Call it the uncoup d'etat -- at least for now.
Turkey's conservative civilian government appeared today to prevail over the secularist generals who stepped down in protest of the arrest of scores of military officials accused of plotting a coup dating back to 2003.
Gen. Isik Kosaner, Turkey's equivalent of the chairman of the U.S. Joint Chiefs, stepped down last night along with the commanders army, navy and air force commanders.
The mostly symbolic resignation, as all four generals were slated to retire in the next year, was to protest the jailing of about 250 officers on charges of conspiring against the civilian government.

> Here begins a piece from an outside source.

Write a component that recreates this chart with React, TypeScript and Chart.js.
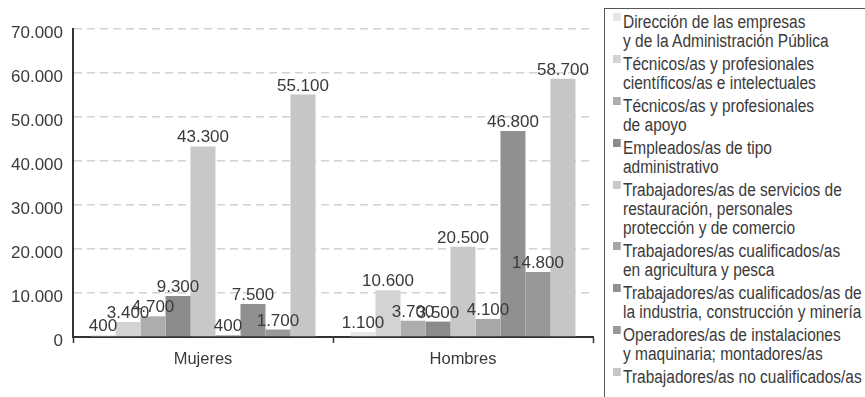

The government alleges the initial coup was to be disguised as war games known as "Sledgehammer," but the military contends the evidence against them and their compatriots was trupomed up and meant to strip the military of its standing in Turkish society.
"Along with losing their freedom, 14 general-admirals and 58 colonels lost their right to be evaluated in the upcoming Supreme Military Council and were punished beforehand even though there have been no definitive judicial decisions against them," Kosaner said in his resignation statement.
The civilian government stressed continuity for Turkey, which boasts of being NATO's second-largest military, after the U.S. The only top commander who did not resign, Gen. Necdet Ozel, who heads the military police, was appointed acting chief of general staff after Kosaner stepped down.
"Nobody should view this as any sort of crisis or continuing problem in Turkey," said President Abdullah Gul. "Undoubtedly events yesterday were an extraordinary situation in themselves, but everything is on course."
Gul added the government "asked Gen. Kosaner to stay, but he wanted to retire of his own volition... As you see, everything proceeds on its own course and there is no gap in chain of command."
Prime Minister Recep Tayyip Erdogan wants a constitution he argues reflects a democracy in a civilian-run era, not a document overshadowed by four coups since 1960, including the overthrow of an Islamist government in 1997. The current constitution was drafted after a 1980 military-driven coup.
Critics of Erdogan, who has served as prime minister for eight years, claim he will rewrite the constitution to strengthen his already strong position. He and his conservative -- and some would say budding Islamist party -- cleaned house in elections in June, giving three straight victories to the Justice and Development Party, better known as AKP.
Anthony Shadid in The New York Times highlights what may the end to another end to a military culture that is presumed to be above the law. "The days of the military calling the shots are over," said Turkish newspaper columnist Cengiz Candar.
Victor David Hanson warns today on National Review online that there may be longterm political, diplomatic and military concerns from the downfall of Turkey's generals, especially for Greece, Israel, the EU and U.S.
"Turkey has emerged from the shadow of military power, a breakthrough of historic proportions. Whether it is moving toward an era of European-style freedom or simply trading one form of authoritarianism for another is unclear," journalist Stephen Kinzer observes in The New York Review of Books.